The Discipline of Short Work

In our last post, we invited all our students to submit short stories about our crazy new characters, Amelia, Maurice and Felix. But here, I want to take a minute to speak to many of you who – like me – like to write A LOT.

I’m not talking about passion for words, I’m talking about volume. Many of the young writers I work with are natural novelists. They enjoy following their characters for pages and chapters, endlessly. We sympathize with that tendency. Most of TWC’s instructors are novelists, too. But there’s value in the discipline of writing a complete story – beginning, middle and end, character, conflict, choice, consequence and transformation – all in a finite space. To do this, you might end up writing more than you need in the first draft, then painfully “killing your darlings” as you revise what you’ve written to fit into the allotted length.

Magazine writers particularly and writing professionals of all ilks inevitably face this challenge. It stems from the limitations of old-fashioned print: publishers could only allot a certain amount of space to a particular article, whether a feature of several thousand words or a short article of a few hundred in one of their regular columns. Writers had to learn to fit their work into these constraints or find their stories regularly rejected. (That happens anyway, but better for reasons other than unreasonable length!)

Even in the digital age where space is much less a premium, shorter has its advantages. People are distracted. They might read a quick article or story, but any more and they might just skip out before the end.

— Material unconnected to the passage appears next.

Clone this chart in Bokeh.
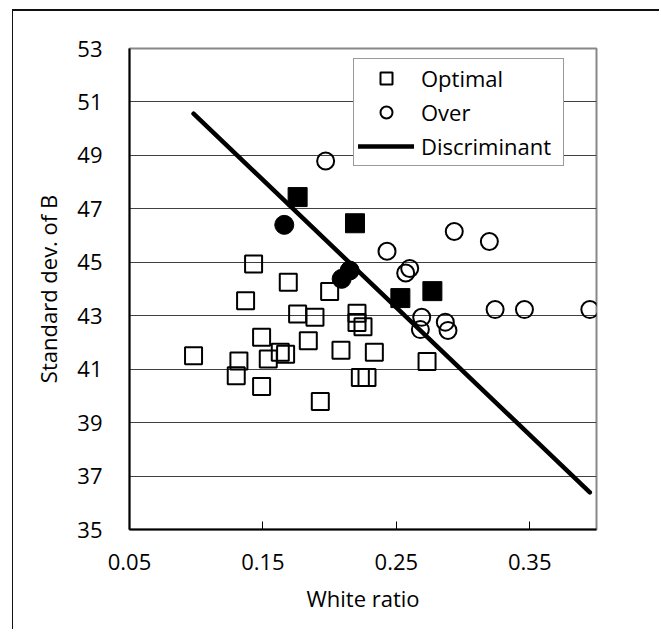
from bokeh.plotting import figure
from bokeh.layouts import column
from bokeh.models import Range1d, FixedTicker, Legend, LegendItem, Div
from bokeh.embed import file_html
from bokeh.resources import INLINE

# Optimal (open squares)
opt_x = [0.098, 0.130, 0.132, 0.137, 0.143, 0.149, 0.149, 0.154, 0.163, 0.167, 0.169, 0.176,
         0.184, 0.189, 0.193, 0.200, 0.2085, 0.2205, 0.2205, 0.225, 0.223, 0.228, 0.2335, 0.273]
opt_y = [41.50, 40.75, 41.31, 43.56, 44.94, 42.19, 40.35, 41.38, 41.63, 41.56, 44.25, 43.06,
         42.06, 42.94, 39.79, 43.91, 41.71, 43.09, 42.75, 42.59, 40.69, 40.69, 41.63, 41.29]
# Optimal, misclassified (filled squares)
optm_x = [0.176, 0.219, 0.253, 0.277]
optm_y = [47.44, 46.46, 43.66, 43.92]
# Over (open circles)
over_x = [0.197, 0.243, 0.257, 0.260, 0.2934, 0.3197, 0.269, 0.268, 0.2867, 0.2887, 0.324, 0.346, 0.395]
over_y = [48.79, 45.41, 44.60, 44.77, 46.15, 45.78, 42.94, 42.48, 42.76, 42.45, 43.23, 43.23, 43.23]
# Over, misclassified (filled circles)
overm_x = [0.166, 0.209, 0.215]
overm_y = [46.40, 44.38, 44.69]
# Discriminant line
disc_x = [0.098, 0.395]
disc_y = [50.56, 36.39]

x_ticks = [0.05, 0.15, 0.25, 0.35]
y_ticks = [35, 37, 39, 41, 43, 45, 47, 49, 51, 53]

FONT = "Open Sans"

p = figure(width=646, height=618, output_backend="svg", toolbar_location=None,
           x_range=Range1d(0.05, 0.4), y_range=Range1d(35, 53),
           min_border_left=116, min_border_right=63, min_border_top=37, min_border_bottom=100)
p.styles = {"border-left": "1px solid #111"}

p.background_fill_color = "white"
p.border_fill_color = "white"
p.outline_line_color = "#888888"
p.outline_line_width = 2

p.xgrid.visible = False
p.ygrid.ticker = FixedTicker(ticks=y_ticks)
p.ygrid.grid_line_color = "#404040"
p.ygrid.grid_line_width = 1

xa = p.xaxis[0]
xa.ticker = FixedTicker(ticks=x_ticks)
xa.axis_line_color = "black"
xa.axis_line_width = 2
xa.major_tick_in = 8
xa.major_tick_out = 0
xa.major_tick_line_color = "black"
xa.major_tick_line_width = 1
xa.minor_tick_line_color = None
xa.major_label_standoff = 24
xa.major_label_text_font = FONT
xa.major_label_text_font_size = "22px"
xa.major_label_text_color = "black"
xa.axis_label = "White ratio"
xa.axis_label_text_font = FONT
xa.axis_label_text_font_size = "22px"
xa.axis_label_text_font_style = "normal"
xa.axis_label_text_color = "black"
xa.axis_label_standoff = 10

ya = p.yaxis[0]
ya.ticker = FixedTicker(ticks=y_ticks)
ya.axis_line_color = "black"
ya.axis_line_width = 2
ya.major_tick_in = 0
ya.major_tick_out = 0
ya.minor_tick_line_color = None
ya.major_label_standoff = 27
ya.major_label_text_font = FONT
ya.major_label_text_font_size = "22px"
ya.major_label_text_color = "black"
ya.axis_label = "Standard dev. of B"
ya.axis_label_text_font = FONT
ya.axis_label_text_font_size = "22px"
ya.axis_label_text_font_style = "normal"
ya.axis_label_text_color = "black"
ya.axis_label_standoff = 11

r_opt = p.scatter(opt_x, opt_y, marker="square", size=17, fill_color=None,
                  line_color="black", line_width=2)
r_optm = p.scatter(optm_x, optm_y, marker="square", size=19, fill_color="black",
                   line_color="black", line_width=1)
r_over = p.scatter(over_x, over_y, marker="circle", size=17, fill_color=None,
                   line_color="black", line_width=2)
r_overm = p.scatter(overm_x, overm_y, marker="circle", size=19, fill_color="black",
                    line_color="black", line_width=1)
r_disc = p.line(disc_x, disc_y, line_color="black", line_width=4.5, line_cap="round")

legend = Legend(items=[LegendItem(label="Optimal", renderers=[r_opt]),
                       LegendItem(label="Over", renderers=[r_over]),
                       LegendItem(label="Discriminant", renderers=[r_disc])],
                location=(224, 363))
legend.label_text_font = FONT
legend.label_text_font_size = "22px"
legend.label_text_color = "black"
legend.glyph_width = 56
legend.glyph_height = 30
legend.label_height = 30
legend.label_width = 138
legend.label_standoff = 7
legend.spacing = 4
legend.padding = 4
legend.margin = 0
legend.border_line_color = "#333333"
legend.border_line_width = 1
legend.background_fill_color = "white"
legend.background_fill_alpha = 1
p.add_layout(legend, "center")

# top edge of the outer chart-area frame
top_edge = Div(text="", width=647, height=2, margin=0,
               styles={"background-color": "#111111", "overflow": "hidden"})

lay = column(top_edge, p, spacing=0)
lay.styles = {"margin-left": "12px", "margin-top": "9px"}

open("out.html", "w").write(file_html(lay, INLINE))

In fact, from the point of view of discipline, learning to focus and control your work is tremendously valuable.

1) It invites you to write something to completion. Because most of us have to develop the stamina to finish a long work, practicing on shorter works can give you a better sense of how to weave all the story threads together without getting tangled. Trust me, it’s easier to manage two or three main characters with a single central conflict than a half-dozen intertwined plots along with a cast of characters that rivals operatic! Once you’ve done the small a handful of times, the large will feel slightly less overwhelming.

2) It teaches you how to trim the fat. Long works can be unintentionally self-indulgent. A good editor (whether it’s someone else or just you with a big red pen) knows where to cut to improve pacing, character, language and more.

3) It challenges you to shape your vision to the requirements. This is a discipline that every writer must learn. Even novels have their length-limits, unless your publisher really believes your epic tome is worth the cost of producing all those extra pages.

Most amazing of all, when you’re finished killing those darlings, you’ll almost certainly discover that they weren’t so vital and dear as you’d originally thought.

So, go for it. Read the submission guidelines for our story challenge and let your imagination go wild. Once you’ve done that, go back and tame the beast. Trust me, you’ll be glad you did.